A UCCS faculty member will work with campus and community leaders in an effort to reduce domestic violence among students at both UCCS and Pikes Peak Community College.
Katie Kaukinen, associate professor, School of Public Affairs, will be the principal investigator of a $499,645 grant from the U.S. Department of Justice to develop programs that protect students from victimization and build healthy relationships.
“We envision a broad-based team of professionals at both colleges and within the Colorado Springs community to connect with students where they are in their lives,” Kaukinen explained. “Both genders will be involved as we try to teach fundamentals such as anger management and healthy relationships as well as how to recognize when intervention is necessary.”
Kaukinen envisions a team of experts in fields ranging from psychology, nursing, law enforcement and student life at both PPCC and UCCS joining together in early 2011 to develop programming that meets the needs of the student bodies at both campuses. The programs will go into place by fall 2011.
For example, Kaukinen envisions different presentations for traditional-age college students that focus on issues such as dating violence, sexual assault and healthy intimate relationships. In contrast, non-traditional age college students might receive information on recognizing spouse or domestic partner violence and how to cope with it, including what community resources are available.
But Kaukinen is quick to emphasize her goal is not only to prevent crime but to give students counsel about how to prevent problems, a message that is directed at both men and women.

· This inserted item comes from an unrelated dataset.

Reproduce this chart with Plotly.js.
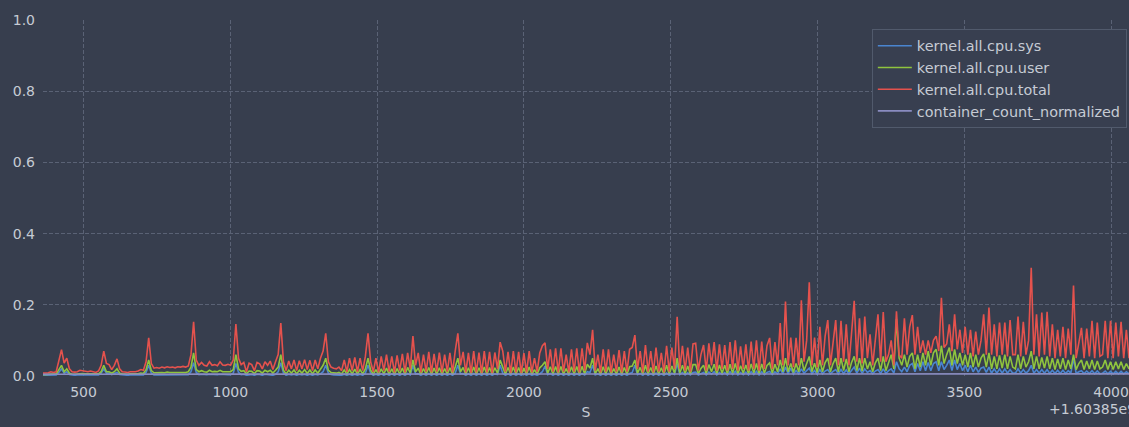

“For a younger student, we might want to talk about how to handle breaking up a dating relationship with someone who lives in the same dorm and you’re going to see regularly,” Kaukinen said. “That kind of thing is going to happen and we need to prepare young people with how to deal with it. Or, maybe we’ll talk about what constitutes stalking and have a discussion about controlling behaviors.”
While still in the planning stages, Kaukinen envisions presentations for all new UCCS freshmen and transfer students, training students for careers as victim advocates, teaching students to look out for each other, and improving understanding of what constitutes stalking.
“I foresee opportunities for graduate students in psychology, criminal justice or other related programs to complete internships with TESSA and to have true professional experiences that could lead to careers,” Kaukinen said. “At the same time, I hope to create an environment where we teach students to recognize signs of dating and intimate partner violence and create a culture where they can help a roommate or classmate to get assistance.”
Kaukinen foresees working with both PPCC and UCCS campus police officers to teach them how to help sexual assault victims and specific procedures about conducting domestic violence investigations including response to trauma, procedures for evidence gathering, and knowing resources available on- and off-campus.
“I’m excited about working with colleagues and recognized experts from across the UCCS campus, at Pikes Peak Community College, and in our community,” Kaukinen said. “Domestic violence knows no boundaries. Neither should we.”